Den Bildungsföderalismus "in nationaler Verantwortung" ausüben: Das will auch Johanna Wanka, die niedersächsische Ministerin für Wissenschaft und Kultur. Sie sieht es als einen großen Schritt an, innerhalb der KMK endlich nicht mehr über das Für und Wider unterschiedlicher Schulsysteme zu diskutieren, sondern sich auf Standards verständigt zu haben; nun gelte es, die Einhaltung dieser Standards verbindlich vorzuschreiben und regelmäßig zu überprüfen.

"Wir wollen die Standards haben: Was muss ein Kind in der vierten Klasse in Mathematik oder in anderen Fächern können? Darauf verständigen wir uns für die einzelnen Fächer – und jetzt sind wir in der Phase, dass das auch überprüft werden muss. Wenn man immer diese Frage der Vereinheitlichung stellt, da war für mich immer das Gegenargument: ja, was nehmen wir denn? Nehmen wir nun die bayerische Variante oder nehmen wir jetzt die sächsische? Sind ja beide gut bei den Leistungsvergleichen, sehr unterschiedlich im Schulsystem! Das ist alles weg, wenn wir über Standards gehen, Standards in den Fächern, Standards in der Lehrerbildung. Das ist eigentlich föderales System, aber föderales System heißt auch, Verantwortung fürs Ganze und eben die Bereitschaft, sich dann auch zu binden, zum Beispiel durch einen Staatsvertrag."

Bundesbildungsministerin Annette Schavan, die 500 Millionen Euro für eine "Qualitätsoffensive Lehrerbildung" an die Bedingung geknüpft hatte, dass Lehrer und Schüler problemlos die Bundesländer wechseln können, begrüßte die Initiative ihrer Unionskollegen:

"Die jetzigen Bildungsstandards sind die Voraussetzung, der Staatsvertrag schafft Verbindlichkeit. Wer den Staatsvertrag unterschreibt, erklärt damit rechtsverbindlich, dass Anerkennung der Lehrerexamina, dass Anerkennung der Schulabschlüsse gewährleistet ist.
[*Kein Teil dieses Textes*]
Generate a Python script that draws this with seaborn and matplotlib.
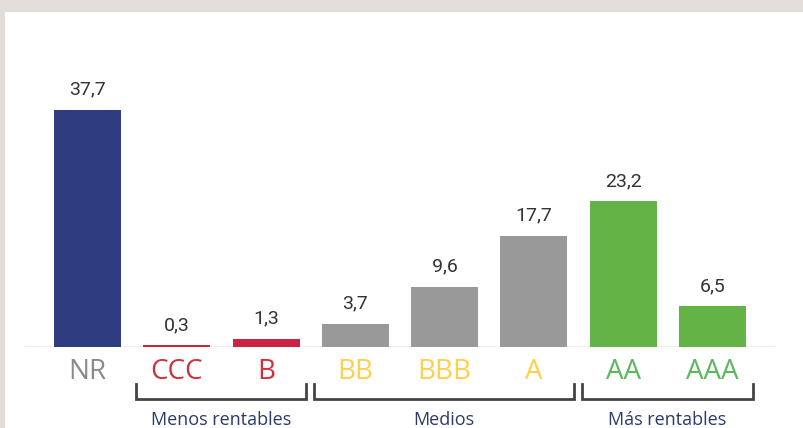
import matplotlib
matplotlib.use("Agg")
import matplotlib.pyplot as plt
import seaborn as sns
import pandas as pd
from matplotlib.patches import Rectangle
from matplotlib.transforms import blended_transform_factory

categories = ["NR", "CCC", "B", "BB", "BBB", "A", "AA", "AAA"]
values = [37.7, 0.3, 1.3, 3.7, 9.6, 17.7, 23.2, 6.5]
value_labels = ["37,7", "0,3", "1,3", "3,7", "9,6", "17,7", "23,2", "6,5"]
bar_colors = ["#2f3d80", "#cc2344", "#cc2344", "#999999", "#999999", "#999999", "#63b346", "#63b346"]
tick_colors = ["#8a8a8a", "#d22f3a", "#d22f3a", "#ffcf4f", "#ffcf4f", "#ffcf4f", "#5cb85c", "#5cb85c"]
groups = ["Menos rentables", "Medios", "Más rentables"]
group_spans = [(1, 2), (3, 5), (6, 7)]

df = pd.DataFrame({"cat": categories, "val": values})

W, H = 804, 428
fig = plt.figure(figsize=(W / 100, H / 100), dpi=100)
fig.patch.set_facecolor("#e2ddd8")
fig.patches.append(Rectangle((5 / W, 0), 1, (H - 12) / H, transform=fig.transFigure,
                             facecolor="white", edgecolor="none", zorder=-10))

base_px = 347
scale = 6.29
ylim_top = 40
ax = fig.add_axes([25 / W, (H - base_px) / H, 750 / W, ylim_top * scale / H])
ax.set_facecolor("none")
ax.set_zorder(5)

sns.barplot(data=df, x="cat", y="val", hue="cat", palette=bar_colors, legend=False,
            width=0.75, ax=ax, saturation=1, zorder=3)
ax.set_xlim(-0.7, 7.7)
ax.set_ylim(0, ylim_top)
ax.axhline(0, color="#eeeeee", lw=2, zorder=2)

for s in ax.spines.values():
    s.set_visible(False)
ax.set_yticks([])
ax.set_xlabel("")
ax.set_ylabel("")
ax.tick_params(axis="x", length=0, pad=8)
ax.set_xticks(range(len(categories)))
ax.set_xticklabels(categories, fontsize=20, fontfamily="Open Sans")
for t, c in zip(ax.get_xticklabels(), tick_colors):
    t.set_color(c)

for i, (v, lab) in enumerate(zip(values, value_labels)):
    ax.annotate(lab, (i, v), xytext=(0, 8), textcoords="offset points",
                ha="center", va="bottom", fontsize=14, fontfamily="Roboto", color="#333333")

# brackets
tr = blended_transform_factory(ax.transData, fig.transFigure)
y_top = (H - 384) / H
y_bot = (H - 399) / H
for (a, b), name in zip(group_spans, groups):
    x0, x1 = a - 0.46, b + 0.45
    ax.plot([x0, x0, x1, x1], [y_top, y_bot, y_bot, y_top], transform=tr,
            color="#444444", lw=2, clip_on=False, solid_joinstyle="miter")
    ax.text((x0 + x1) / 2, (H - 420) / H, name, transform=tr, ha="center", va="center",
            fontsize=13, fontfamily="Open Sans", color="#2a3a6c")

fig.savefig("out.png", dpi=100)
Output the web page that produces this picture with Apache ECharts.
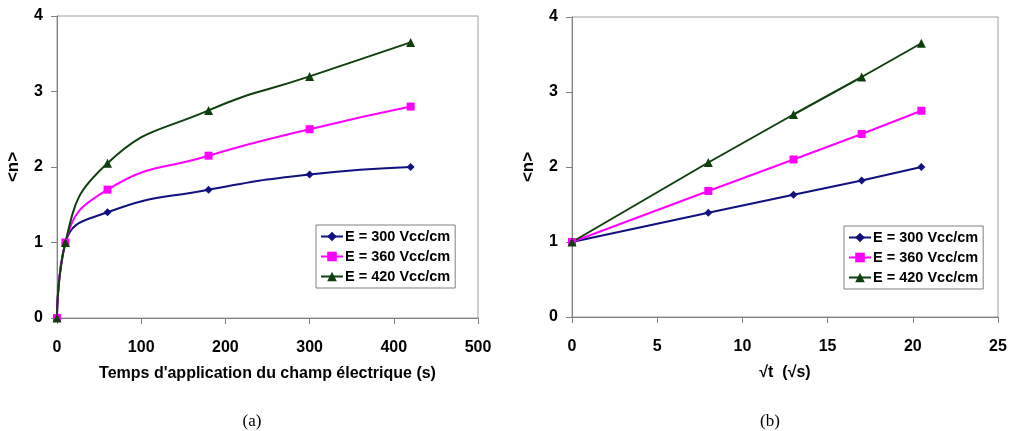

Und übrigens wäre es das erste Mal in der über 60-jährigen Geschichte der Bundesrepublik Deutschland, dass Länder in dieser Weise gesamtstaatliche Verantwortung wahrnehmen."

Die bildungspolitische Sprecherin der SPD-geführten Länder in der Kultusministerkonferenz, die rheinland-pfälzische Bildungsministerin Doris Ahnen, kritisierte den Vorstoß. Zur "Verbesserung von Vergleichbarkeit und Mobilität in der Bildung" habe die KMK zusammen mit der Gemeinsamen Wissenschaftskonferenz schon "detaillierte Schritte vereinbart, die alle Länder umsetzen müssen". Schon für die März-Sitzung der KMK sei "eine konkrete Vereinbarung vorgesehen, die den Lehrkräften deutschlandweit Mobilität garantiert und für die gegenseitige Anerkennung von Lehramtsabschlüssen sorgt", hieß es in einer Presseerklärung.

Der Zeitpunkt der Drei-Länder-Initiative lasse "vermuten, dass von dem Stillstand bei den Gesprächen im Kontext der vorgesehenen Grundgesetzänderung abgelenkt werden" solle. Erforderlich sei jetzt, zu einer"dauerhaften, angemessenen Finanzausstattung für den gesamten Wissenschafts- und Bildungsbereich" zu kommen. Vor diesem Hintergrund, so Doris Ahnen, wirke der Vorschlag für einen Staatsvertrag eher wie ein Wahlkampfmanöver.